Our January Issue, In Brief

By CIOinsight  |  Posted 01-06-2006
Opinion: The Legal Jungle
Why Johnny Can't Stop Sharing Files
By Larry Downes
Given that 72 percent of young adults in the U.S. who use the Internet say "they do not care whether the music they download onto their computers is copyrighted or not," the concept of copyright, in the view of columnist Larry Downes, is dead. After all, any law that is ignored by nearly every young adult in the country is no law at all. Does it matter? Yes, says Downes, for two reasons. Those same young adults will enter the workforce with a very different paradigm of how information should be valued and exchanged. And what's happened in entertainment could easily spread to the software industry—with dire consequences.

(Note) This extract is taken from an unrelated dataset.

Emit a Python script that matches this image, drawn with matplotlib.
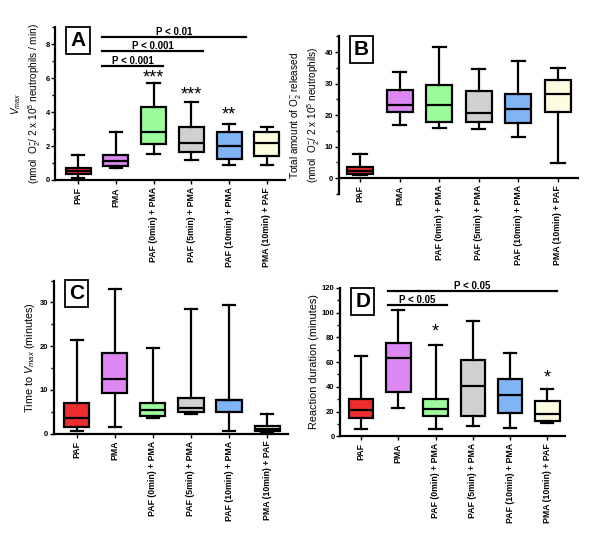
import matplotlib
matplotlib.use("Agg")
import matplotlib.pyplot as plt
from matplotlib.ticker import MultipleLocator

plt.rcParams["font.family"] = ["Liberation Sans", "DejaVu Sans"]
plt.rcParams["mathtext.fontset"] = "custom"
plt.rcParams["mathtext.rm"] = "Liberation Sans"
plt.rcParams["mathtext.it"] = "Liberation Sans:italic"
plt.rcParams["mathtext.bf"] = "Liberation Sans:bold"

GROUPS = ["PAF", "PMA", "PAF (0min) + PMA", "PAF (5min) + PMA",
          "PAF (10min) + PMA", "PMA (10min) + PAF"]
COLORS = ["#ee2e2e", "#dd88f2", "#9cfc9c", "#d0d0d0", "#80b4f4", "#fffde0"]

# (whislo, q1, med, q3, whishi) per group
VMAX = [(0.1, 0.35, 0.55, 0.7, 1.5), (0.7, 0.8, 1.1, 1.45, 2.8),
        (1.55, 2.1, 2.8, 4.3, 5.7), (1.15, 1.65, 2.2, 3.1, 4.6),
        (0.9, 1.25, 2.0, 2.85, 3.3), (0.9, 1.4, 2.2, 2.8, 3.1)]
TOTAL = [(1.0, 1.3, 2.3, 3.5, 7.6), (16.8, 21.0, 23.2, 28.0, 33.8),
         (16.0, 17.8, 23.3, 29.7, 41.5), (15.7, 17.8, 20.8, 27.8, 34.5),
         (13.0, 17.5, 22.0, 26.8, 37.2), (4.7, 21.0, 26.7, 31.2, 35.0)]
TIME = [(0.5, 1.6, 3.5, 7.0, 21.5), (1.5, 9.3, 12.4, 18.5, 33.0),
        (3.6, 4.0, 5.5, 7.0, 19.5), (4.5, 4.9, 5.9, 8.1, 28.5),
        (0.5, 4.9, 7.7, 7.8, 29.5), (0.3, 0.55, 1.1, 1.8, 4.5)]
DURATION = [(6.0, 14.5, 21.0, 30.0, 65.0), (23.0, 35.5, 63.0, 75.5, 102.0),
            (6.0, 16.5, 22.0, 30.5, 74.0), (8.5, 16.5, 40.5, 61.5, 93.5),
            (6.5, 19.0, 33.0, 46.5, 67.5), (10.5, 12.0, 18.0, 28.5, 38.0)]

# significance: (x start, x end, y, label)
A_BARS = [(0.63, 2.25, 6.7, "P < 0.001"), (0.63, 3.32, 7.6, "P < 0.001"),
          (0.63, 4.45, 8.45, "P < 0.01")]
A_STARS = [(2, 6.0, "***"), (3, 5.0, "***"), (4, 3.8, "**")]
D_BARS = [(0.72, 2.3, 106, "P < 0.05"), (0.72, 5.25, 117.5, "P < 0.05")]
D_STARS = [(2, 84, "*"), (5, 47, "*")]

LW = 1.6


def boxplot(ax, data, xlim, ylim, major, minor, width=0.66, yticks=None,
            zero_axis=False):
    stats = [dict(whislo=d[0], q1=d[1], med=d[2], q3=d[3], whishi=d[4], fliers=[])
             for d in data]
    bp = ax.bxp(stats, positions=range(len(stats)), widths=width, patch_artist=True,
                showfliers=False, capwidths=width * 0.5,
                boxprops=dict(linewidth=LW, edgecolor="black"),
                medianprops=dict(color="black", linewidth=LW),
                whiskerprops=dict(color="black", linewidth=LW),
                capprops=dict(color="black", linewidth=LW))
    for patch, c in zip(bp["boxes"], COLORS):
        patch.set_facecolor(c)
    if zero_axis:
        ax.spines["bottom"].set_position(("data", 0))
    ax.set_xlim(*xlim)
    ax.set_ylim(*ylim)
    ax.yaxis.set_major_locator(MultipleLocator(major))
    ax.yaxis.set_minor_locator(MultipleLocator(minor))
    if yticks is not None:
        ax.set_yticks(yticks)
    ax.set_xticks(range(len(GROUPS)))
    ax.set_xticklabels(GROUPS, rotation=90, fontsize=6.3, fontweight="bold")
    for lab in ax.get_yticklabels():
        lab.set_fontsize(5.5)
        lab.set_fontweight("bold")
    ax.tick_params(axis="y", which="major", length=3, width=1, pad=1)
    ax.tick_params(axis="y", which="minor", length=2, width=1)
    ax.tick_params(axis="x", length=3, width=1, pad=2)
    for s in ["top", "right"]:
        ax.spines[s].set_visible(False)
    for s in ["left", "bottom"]:
        ax.spines[s].set_linewidth(LW)


def letter(ax, txt, x, y):
    ax.text(x, y, txt, transform=ax.transAxes, fontsize=15, fontweight="bold",
            ha="center", va="center",
            bbox=dict(boxstyle="square,pad=0.2", fc="white", ec="black", lw=1.3))


def brackets(ax, bars):
    for x0, x1, y, lab in bars:
        ax.plot([x0, x1], [y, y], color="black", lw=LW, clip_on=False)
        ax.text((x0 + x1) / 2, y, lab, ha="center", va="bottom", fontsize=7,
                fontweight="bold")


def stars(ax, items):
    for x, y, s in items:
        ax.text(x, y, s, ha="center", va="center", fontsize=13)


fig = plt.figure(figsize=(6, 5.34), dpi=100)
axA = fig.add_axes([0.092, 0.663, 0.383, 0.286])
axB = fig.add_axes([0.565, 0.637, 0.398, 0.295])
axC = fig.add_axes([0.090, 0.188, 0.390, 0.2865])
axD = fig.add_axes([0.567, 0.183, 0.375, 0.278])

boxplot(axA, VMAX, (-0.61, 5.48), (0, 9), 2, 1)
axA.set_ylabel("$\\mathit{V}_{max}$\n(nmol  O$_2^{-}$/ 2 x 10$^5$ neutrophils / min)",
               fontsize=7.2, labelpad=2)
brackets(axA, A_BARS)
stars(axA, A_STARS)
letter(axA, "A", 0.1, 0.915)

boxplot(axB, TOTAL, (-0.53, 5.5), (-5, 45), 10, 5,
        yticks=[0, 10, 20, 30, 40], zero_axis=True)
axB.set_ylabel("Total amount of O$_2^{-}$ released\n(nmol  O$_2^{-}$/ 2 x 10$^5$ neutrophils)",
               fontsize=7.2, labelpad=2)
letter(axB, "B", 0.095, 0.915)

boxplot(axC, TIME, (-0.6, 5.55), (0, 35), 10, 5)
axC.set_ylabel("Time to $\\mathit{V}_{max}$ (minutes)", fontsize=7.8, labelpad=2)
letter(axC, "C", 0.095, 0.915)

boxplot(axD, DURATION, (-0.56, 5.48), (0, 120), 20, 10)
axD.set_ylabel("Reaction duration (minutes)", fontsize=7.8, labelpad=2)
brackets(axD, D_BARS)
stars(axD, D_STARS)
letter(axD, "D", 0.1, 0.91)

fig.savefig("out.png", dpi=100)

Expert Voices: Geoffrey Moore
Core Values
With Ellen Pearlman and Edward Baker
Innovation means little if all those wonderful new products and services never see the light of day. In the view of consultant, venture capitalist and author Geoffrey Moore, whose new book, Dealing with Darwin, has just been published, getting a real return on innovation requires an investment strategy that can fund your innovation efforts consistently, moving resources from commodity production to core innovation as needed, and developing a people strategy that aligns those investment efforts with the best skills of all your employees. Says Moore: "It's time for a new set of rules. What Darwinism says is either evolve or get marginalized."

Case Study: Avnet Inc.
By the Book
By Edward Cone
Avnet Inc. became the world's largest distributor of electronic components by purchasing dozens of companies. Along the way, it compiled a formidable knowledge management tool, known as the "Cookbook," that covers in great detail how best to integrate all those purchases, from sales, governance and IT issues to risk-management strategies to matters of culture and people. Documenting such procedures has allowed Avnet executives not just to save time and money when buying companies, but also to focus on the big picture: how best to move into Asia, the last frontier for consolidation in the global components industry.

Trend: Microcommerce
Pennies from Heaven
By Debra D'Agostino
There's big money in small transactions. But the preferred method of payment for microcommerce—all those small-ticket items that cost less than $5—has always been cash, a cumbersome and increasingly rare commodity. But a combination of lower credit card processing fees, and new methods of aggregating small payments, has spawned a new age of micropayments, where cash is no longer king. The affect on retailers and consumers will be significant, says Senior Reporter Debra D'Agostino, increasing the frequency and dollar amount of these small sales, while generating a host of new business models.

Strategic Technology: Virtualization
A Virtue in Simplicity
By Karen S. Henrie
No company should put up with the levels of overcapacity and inefficiency that exist in the typical corporate IT department. Among the many strategies for mitigating the problem is virtualization—of servers, storage and other IT assets. The concept is simple: Use software to create "virtual" assets that can be used to run applications efficiently or manage data storage flexibly. Business journalist Karen S. Henrie reports that virtualization's early promise has pretty much come true. But problems remain: Integrating and managing virtual assets, and then measuring the benefits, has by no means been perfected.

Research: Leadership
Are You the Leader You Think You Are?
By Allan Alter
Almost all CIOs who responded to this month's survey think of themselves as strong leaders, and most other respondents agree—in general. But the devil is in the details: Other executives and IT personnel give significantly lower leadership scores than CIOs give themselves, especially in such areas as anticipating and preventing problems, sensitivity to others, and dealing directly with difficult people issues. CIOs must improve their leadership skills, and to do so they need to work hard on those people skills. Creating and supporting more rigorous leadership development programs, the study suggests, would help.